I might start by asking myself, what need does religion fulfill for me? As this is a very profound and personal question, needing to be explored with considerable perusal, I will refrain from answering at this time. I can at least mention that, for myself, answering this question would involve returning to the time when I first began to explore my traditional religious roots. I will proffer to say, that for each individual, the answer will be different. Even so, I believe that the kinds of questions that Heschel referred to in his book, G-d in Search of Man, are of a universal nature. Irrespective of the extreme likelihood that he addresses these questions later in his book (I am only on chapter one), I feel compelled to explore the issue, while continuing to read.
Therefore, on a more traditional note, a starting point could be made, regarding the first commandment – understood as the commandment to believe that G-d exists. Furthermore, it is understood that belief in G-d is required, in order to accept the commandments as having been derived from a divine authority; without making this connection, morals become subject to relativity. Therefore, it could be said that belief in G-d, concomitant with the Revelation at Sinai, may provide an adequate response to the question of how to form values that will stand over time as consistent, universal, and edifying.
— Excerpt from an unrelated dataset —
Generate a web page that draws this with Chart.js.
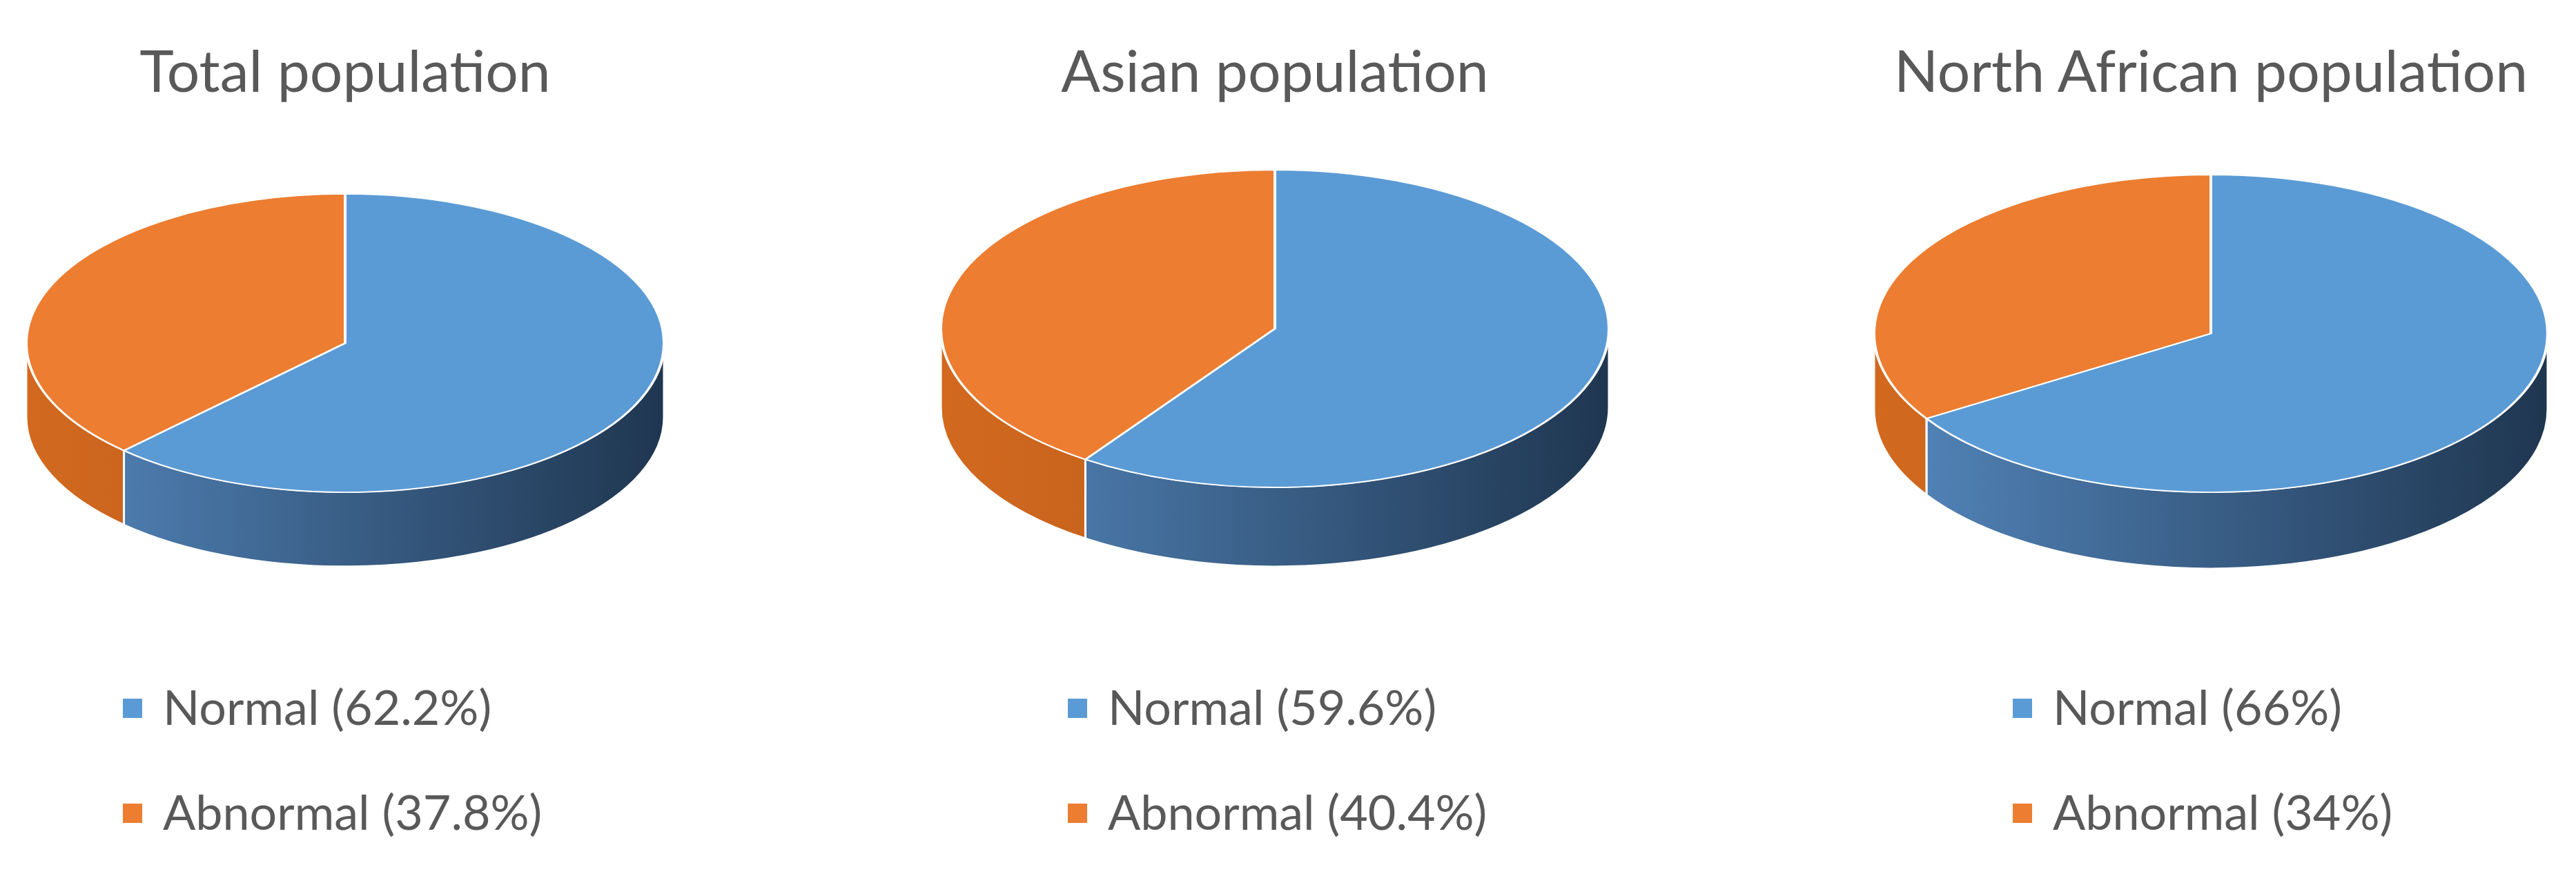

The Ten Commandments, in and of themselves, are sometimes referred to as the moral commandments, as if they can be designated as such, thereby separating them from the rest of the commandments. This is an oversimplification, that would not stand up to the test of further examination. Yet, it is clear that these commandments are mostly held in common with those found in the justice systems of Western Civilization. Again, the main difference being, that from a religious perspective, the Ten Commandments were given by divine authority, thereby making their observance incumbent upon mankind to a lesser or greater degree. Primarily, because they were given to B’nei Yisrael (the Children of Israel), the Jewish people are bound to their observance.